§ **Stated task**: Check each line of the entries below for the string "standalone" and state how many lines have it, with no other text.

┄┄┄┄┄┄┄┄┄┄┄┄┄┄┄┄┄┄┄┄

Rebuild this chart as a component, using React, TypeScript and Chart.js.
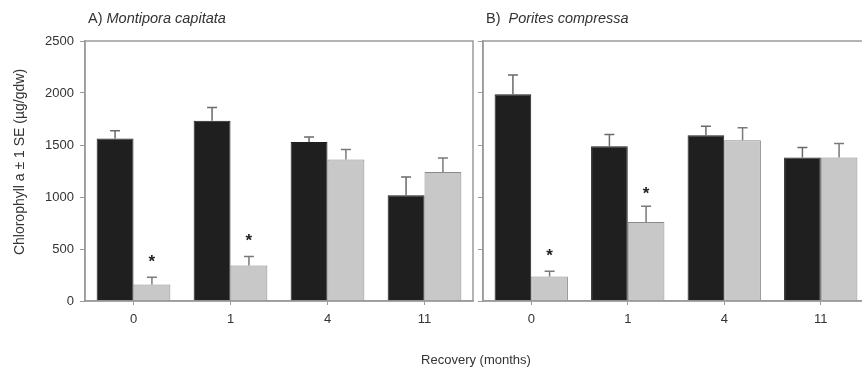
import { useEffect, useRef } from 'react';
import { Chart, registerables } from 'chart.js';

Chart.register(...registerables);

// ---- data ----
const categories = ['0', '1', '4', '11'];

const montiporaControl = [1563, 1732, 1530, 1016];
const montiporaControlSE = [73, 129, 48, 177];
const montiporaBleached = [159, 342, 1360, 1241];
const montiporaBleachedSE = [70, 87, 97, 135];
const montiporaStars = [407, 609, null, null];

const poritesControl = [1989, 1488, 1594, 1380];
const poritesControlSE = [183, 113, 87, 96];
const poritesBleached = [236, 759, 1546, 1380];
const poritesBleachedSE = [51, 151, 119, 134];
const poritesStars = [470, 1065, null, null];

const yMin = 0;
const yMax = 2500;
const yStep = 500;

const FONT = '"Liberation Sans", Arial, Helvetica, sans-serif';
const TEXT = '#333333';
const AXIS = '#9a9a9a';

const errorBarsPlugin = {
  id: 'errorBars',
  afterDatasetsDraw(chart: any) {
    const ctx = chart.ctx;
    const y = chart.scales.y;
    chart.data.datasets.forEach((ds: any, di: number) => {
      const meta = chart.getDatasetMeta(di);
      ctx.save();
      ctx.strokeStyle = ds.errorColor || '#666';
      ctx.lineWidth = 1.5;
      meta.data.forEach((bar: any, i: number) => {
        const v = ds.data[i];
        const e = ds.errors ? ds.errors[i] : null;
        if (e == null) return;
        const base = y.getPixelForValue(v);
        const top = y.getPixelForValue(v + e);
        ctx.beginPath();
        ctx.moveTo(bar.x, base);
        ctx.lineTo(bar.x, top);
        ctx.moveTo(bar.x - 5, top);
        ctx.lineTo(bar.x + 5, top);
        ctx.stroke();
      });
      if (ds.stars) {
        ctx.fillStyle = '#222';
        ctx.font = `bold 17px ${FONT}`;
        ctx.textAlign = 'center';
        ctx.textBaseline = 'middle';
        meta.data.forEach((bar: any, i: number) => {
          const s = ds.stars[i];
          if (s == null) return;
          ctx.fillText('*', bar.x, y.getPixelForValue(s) + 4);
        });
      }
      ctx.restore();
    });
  },
};

const framePlugin = {
  id: 'frame',
  afterDraw(chart: any) {
    const { left, top, right, bottom } = chart.chartArea;
    const ctx = chart.ctx;
    ctx.save();
    ctx.strokeStyle = AXIS;
    ctx.lineWidth = 1.5;
    ctx.strokeRect(left, top, right - left, bottom - top);
    ctx.restore();
  },
};

const panelTitlePlugin = {
  id: 'panelTitle',
  afterDraw(chart: any, _args: any, opts: any) {
    if (!opts || !opts.prefix) return;
    const ctx = chart.ctx;
    const x0 = chart.chartArea.left + 3;
    const yc = chart.chartArea.top - 22;
    ctx.save();
    ctx.fillStyle = TEXT;
    ctx.textBaseline = 'middle';
    ctx.textAlign = 'left';
    ctx.font = `14.5px ${FONT}`;
    const pre = opts.prefix + ' ';
    ctx.fillText(pre, x0, yc);
    const w = ctx.measureText(pre).width + (opts.gap || 0);
    ctx.font = `italic 14.5px ${FONT}`;
    ctx.fillText(opts.name, x0 + w, yc);
    // y-axis title (only when requested)
    if (opts.yTitle) {
      const ca = chart.chartArea;
      ctx.font = `14px ${FONT}`;
      ctx.textAlign = 'center';
      ctx.translate(ca.left - 65, (ca.top + ca.bottom) / 2 - 9);
      ctx.rotate(-Math.PI / 2);
      ctx.fillText(opts.yTitle, 0, 0);
    }
    ctx.restore();
  },
};

function makeConfig(p: {
  control: number[];
  controlSE: number[];
  bleached: number[];
  bleachedSE: number[];
  stars: (number | null)[];
  showYLabels: boolean;
  yWidth: number;
  padding: { left: number; right: number; top: number; bottom: number };
  prefix: string;
  name: string;
  gap: number;
}): any {
  return {
    type: 'bar',
    data: {
      labels: categories,
      datasets: [
        {
          label: 'Control',
          data: p.control,
          errors: p.controlSE,
          errorColor: '#6a6a6a',
          backgroundColor: '#1f1f1f',
          borderColor: '#1f1f1f',
          borderWidth: 1,
          categoryPercentage: 0.76,
          barPercentage: 1.0,
        },
        {
          label: 'Bleached',
          data: p.bleached,
          errors: p.bleachedSE,
          stars: p.stars,
          errorColor: '#7a7a7a',
          backgroundColor: '#c8c8c8',
          borderColor: '#8a8a8a',
          borderWidth: 1,
          categoryPercentage: 0.76,
          barPercentage: 1.0,
        },
      ],
    },
    options: {
      responsive: false,
      animation: false,
      devicePixelRatio: 1,
      layout: { padding: p.padding },
      plugins: {
        legend: { display: false },
        tooltip: { enabled: false },
        title: { display: false },
        panelTitle: {
          prefix: p.prefix,
          name: p.name,
          gap: p.gap,
          yTitle: p.showYLabels ? 'Chlorophyll a ± 1 SE (µg/gdw)' : '',
        },
      },
      scales: {
        x: {
          grid: {
            drawOnChartArea: false,
            offset: false,
            tickLength: 4,
            color: AXIS,
            lineWidth: 1,
          },
          border: { color: AXIS, width: 1.5 },
          ticks: {
            color: TEXT,
            font: { family: FONT, size: 13 },
            padding: 7,
          },
          afterFit(scale: any) {
            scale.height = 30;
          },
        },
        y: {
          min: yMin,
          max: yMax,
          grid: {
            drawOnChartArea: false,
            tickLength: 5,
            color: AXIS,
            lineWidth: 1,
          },
          border: { color: AXIS, width: 1.5 },
          ticks: {
            display: p.showYLabels,
            stepSize: yStep,
            color: TEXT,
            font: { family: FONT, size: 13 },
            padding: 6,
            callback: (v: any) => String(v),
          },
          afterFit(scale: any) {
            scale.width = p.yWidth;
          },
        },
      },
    },
    plugins: [errorBarsPlugin, framePlugin, panelTitlePlugin],
  };
}

export default function App() {
  const refA = useRef<HTMLCanvasElement | null>(null);
  const refB = useRef<HTMLCanvasElement | null>(null);

  useEffect(() => {
    const a = new Chart(
      refA.current as HTMLCanvasElement,
      makeConfig({
        control: montiporaControl,
        controlSE: montiporaControlSE,
        bleached: montiporaBleached,
        bleachedSE: montiporaBleachedSE,
        stars: montiporaStars,
        showYLabels: true,
        yWidth: 85,
        padding: { left: 0, right: 7, top: 41, bottom: 45 },
        prefix: 'A)',
        name: 'Montipora capitata',
        gap: 0,
      })
    );
    const b = new Chart(
      refB.current as HTMLCanvasElement,
      makeConfig({
        control: poritesControl,
        controlSE: poritesControlSE,
        bleached: poritesBleached,
        bleachedSE: poritesBleachedSE,
        stars: poritesStars,
        showYLabels: false,
        yWidth: 8,
        padding: { left: 475, right: 31, top: 41, bottom: 45 },
        prefix: 'B)',
        name: 'Porites compressa',
        gap: 4,
      })
    );
    return () => {
      a.destroy();
      b.destroy();
    };
  }, []);

  return (
    <div
      style={{
        position: 'fixed',
        left: 0,
        top: 0,
        width: 900,
        height: 376,
        overflow: 'hidden',
        background: '#ffffff',
      }}
    >
      <canvas
        ref={refB}
        width={900}
        height={376}
        style={{ position: 'absolute', left: 0, top: 0, width: 900, height: 376 }}
      />
      <canvas
        ref={refA}
        width={480}
        height={376}
        style={{ position: 'absolute', left: 0, top: 0, width: 480, height: 376 }}
      />
      <div
        style={{
          position: 'absolute',
          left: 376,
          top: 352,
          width: 200,
          textAlign: 'center',
          fontFamily: FONT,
          fontSize: 13,
          lineHeight: '16px',
          color: TEXT,
        }}
      >
        Recovery (months)
      </div>
    </div>
  );
}
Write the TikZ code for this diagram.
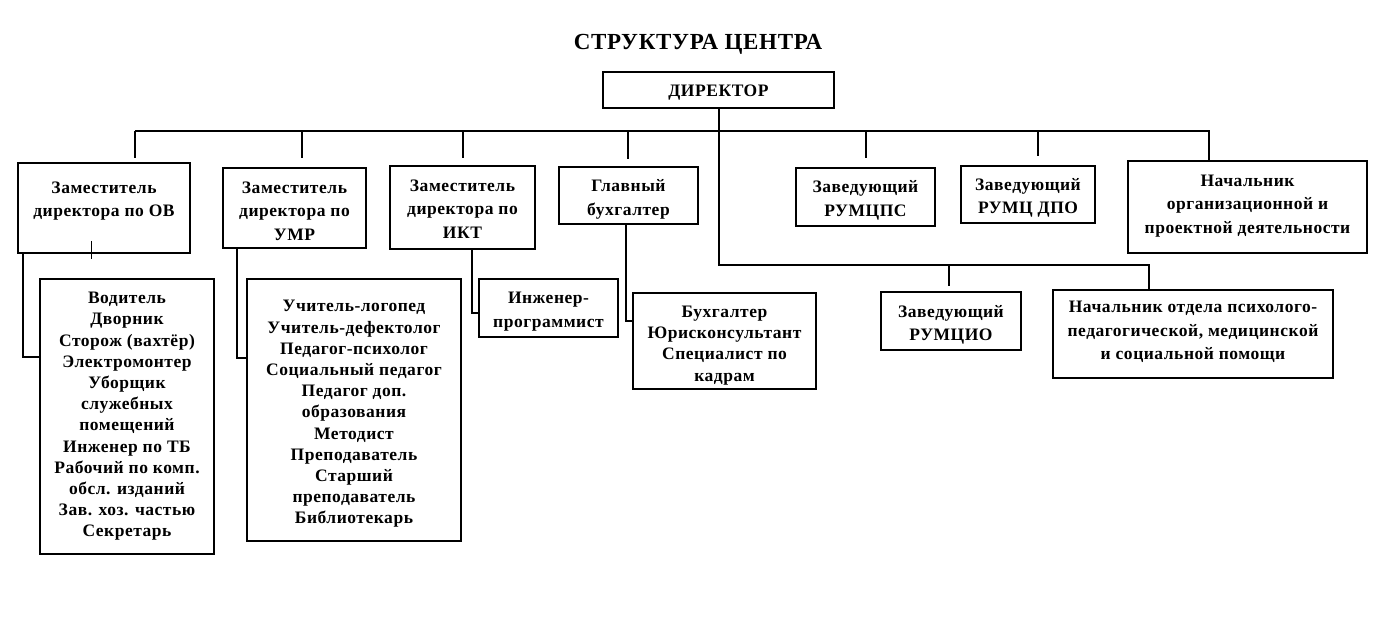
\documentclass[tikz,border=0pt]{standalone}
\usepackage{fontspec}
\setmainfont{Liberation Serif}[LetterSpace=3]
\begin{document}
\begin{tikzpicture}[x=1pt,y=-1pt,
  box/.style={draw, line width=1.6pt, inner sep=0pt},
  txt/.style={align=center, inner sep=0pt, font=\bfseries\fontsize{17.5}{23.5}\selectfont},
  ltxt/.style={txt, font=\bfseries\fontsize{17.5}{21.2}\selectfont},
  ln/.style={line width=1.6pt}]
\useasboundingbox (0,0) rectangle (1392,617);
\node[font=\bfseries\fontsize{23}{27}\selectfont, inner sep=0pt] (title) at (698,44) {СТРУКТУРА ЦЕНТРА};
% boxes
\node[box, minimum width=231pt, minimum height=36pt] (dir) at (718.5,90) {};
\node[box, minimum width=172pt, minimum height=90pt] (ov) at (104,208) {};
\node[box, minimum width=143pt, minimum height=80pt] (umr) at (294.5,208) {};
\node[box, minimum width=145pt, minimum height=83pt] (ikt) at (462.5,207.5) {};
\node[box, minimum width=139pt, minimum height=57pt] (gb) at (628.5,195.5) {};
\node[box, minimum width=139pt, minimum height=58pt] (rps) at (865.5,197) {};
\node[box, minimum width=134pt, minimum height=57pt] (dpo) at (1028,194.5) {};
\node[box, minimum width=239pt, minimum height=92pt] (nor) at (1247.5,207) {};
\node[box, minimum width=140pt, minimum height=58pt] (rio) at (951,321) {};
\node[box, minimum width=280pt, minimum height=88pt] (nop) at (1193,334) {};
\node[box, minimum width=174pt, minimum height=275pt] (vod) at (127,416.5) {};
\node[box, minimum width=214pt, minimum height=262pt] (uch) at (354,410) {};
\node[box, minimum width=139pt, minimum height=58pt] (ing) at (548.5,308) {};
\node[box, minimum width=183pt, minimum height=96pt] (buh) at (724.5,341) {};
% texts
\node[txt] (dirT) at ([yshift=-3pt]dir.center) {ДИРЕКТОР};
\node[txt] (ovT) at ([yshift=7pt]ov.center) {Заместитель\\директора по ОВ};
\node[txt] (umrT) at ([yshift=-3pt]umr.center) {Заместитель\\директора по\\УМР};
\node[txt] (iktT) at ([yshift=-1.5pt]ikt.center) {Заместитель\\директора по\\ИКТ};
\node[txt] (gbT) at ([yshift=-4pt]gb.center) {Главный\\бухгалтер};
\node[txt] (rpsT) at ([yshift=-3.5pt]rps.center) {Заведующий\\РУМЦПС};
\node[txt] (dpoT) at ([yshift=-3.5pt]dpo.center) {Заведующий\\РУМЦ ДПО};
\node[txt] (norT) at ([yshift=1pt]nor.center) {Начальник\\организационной и\\проектной деятельности};
\node[txt] (rioT) at ([yshift=-4pt]rio.center) {Заведующий\\РУМЦИО};
\node[txt] (nopT) at ([yshift=2pt]nop.center) {Начальник отдела психолого-\\педагогической, медицинской\\и социальной помощи};
\node[ltxt] (vodT) at (vod.center) {Водитель\\Дворник\\Сторож (вахтёр)\\Электромонтер\\Уборщик\\служебных\\помещений\\Инженер по ТБ\\Рабочий по комп.\\обсл. изданий\\Зав. хоз. частью\\Секретарь};
\node[ltxt] (uchT) at ([yshift=-4pt]uch.center) {Учитель-логопед\\Учитель-дефектолог\\Педагог-психолог\\Социальный педагог\\Педагог доп.\\образования\\Методист\\Преподаватель\\Старший\\преподаватель\\Библиотекарь};
\node[txt] (ingT) at ([yshift=-3.5pt]ing.center) {Инженер-\\программист};
\node[ltxt] (buhT) at ([yshift=-4.5pt]buh.center) {Бухгалтер\\Юрисконсультант\\Специалист по\\кадрам};
% top bus
\coordinate (b1) at (135,131);
\coordinate (b2) at (302,131);
\coordinate (b3) at (463,131);
\coordinate (b4) at (628,131);
\coordinate (b5) at (866,131);
\coordinate (b6) at (1038,131);
\coordinate (b7) at (1209,131);
\draw[ln] (b1) -- (b7) -- (nor.north -| b7);
\path (ov.north -| b1) ++(0,-4) coordinate (e1);
\path (umr.north -| b2) ++(0,-9) coordinate (e2);
\path (ikt.north -| b3) ++(0,-7) coordinate (e3);
\path (gb.north -| b4) ++(0,-7) coordinate (e4);
\path (rps.north -| b5) ++(0,-9) coordinate (e5);
\path (dpo.north -| b6) ++(0,-9) coordinate (e6);
\draw[ln] (b1) -- (e1);
\draw[ln] (b2) -- (e2);
\draw[ln] (b3) -- (e3);
\draw[ln] (b4) -- (e4);
\draw[ln] (b5) -- (e5);
\draw[ln] (b6) -- (e6);
% director stem and lower bus
\coordinate (k1) at (719,265);
\coordinate (k2) at (1149,265);
\coordinate (k3) at (949,265);
\draw[ln] (dir.south -| k1) -- (k1) -- (k2) -- (nop.north -| k2);
\path (rio.north -| k3) ++(0,-5) coordinate (e7);
\draw[ln] (k3) -- (e7);
% sub-branches
\coordinate (s1) at (23,357);
\coordinate (s2) at (237,358);
\coordinate (s3) at (472,313);
\coordinate (s4) at (626,321);
\draw[ln] (ov.south -| s1) -- (s1) -- (vod.west |- s1);
\draw[ln] (umr.south -| s2) -- (s2) -- (uch.west |- s2);
\draw[ln] (ikt.south -| s3) -- (s3) -- (ing.west |- s3);
\draw[ln] (gb.south -| s4) -- (s4) -- (buh.west |- s4);
% small tick in the first box
\coordinate (t1) at (91,241);
\coordinate (t2) at (91,259);
\draw[line width=1pt] (t1) -- (t2);
\end{tikzpicture}
\end{document}
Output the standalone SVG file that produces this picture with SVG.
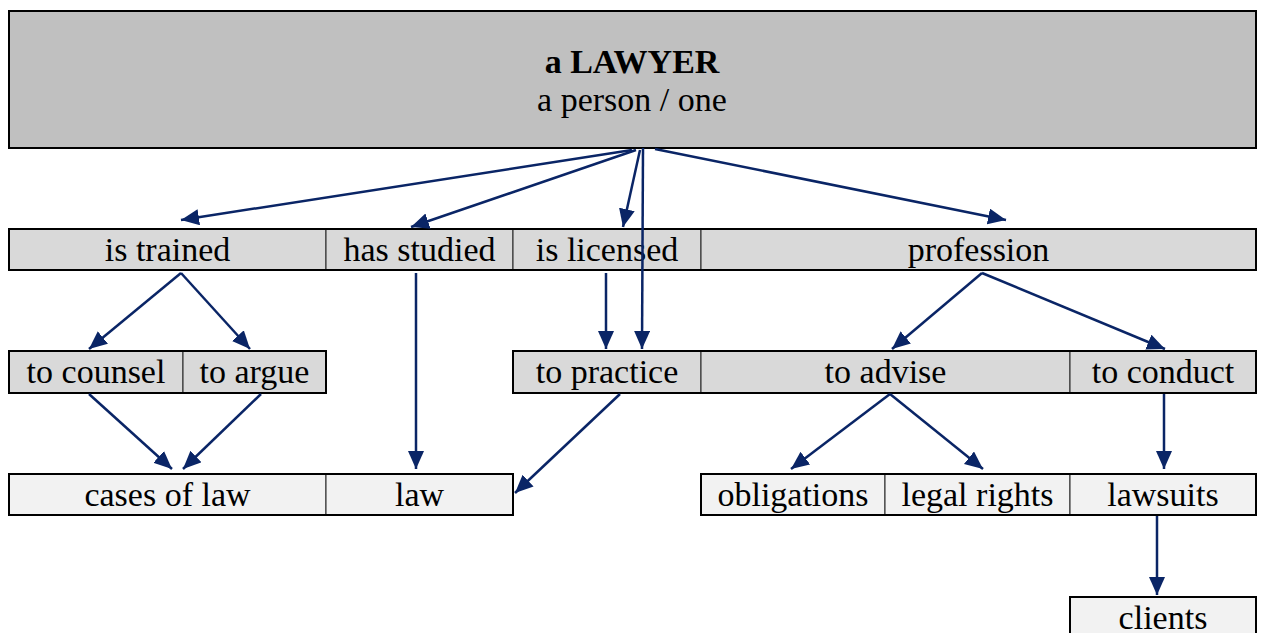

┄┄┄┄┄┄┄┄┄┄┄┄┄┄┄┄┄┄┄┄

§ **Task answer**: 2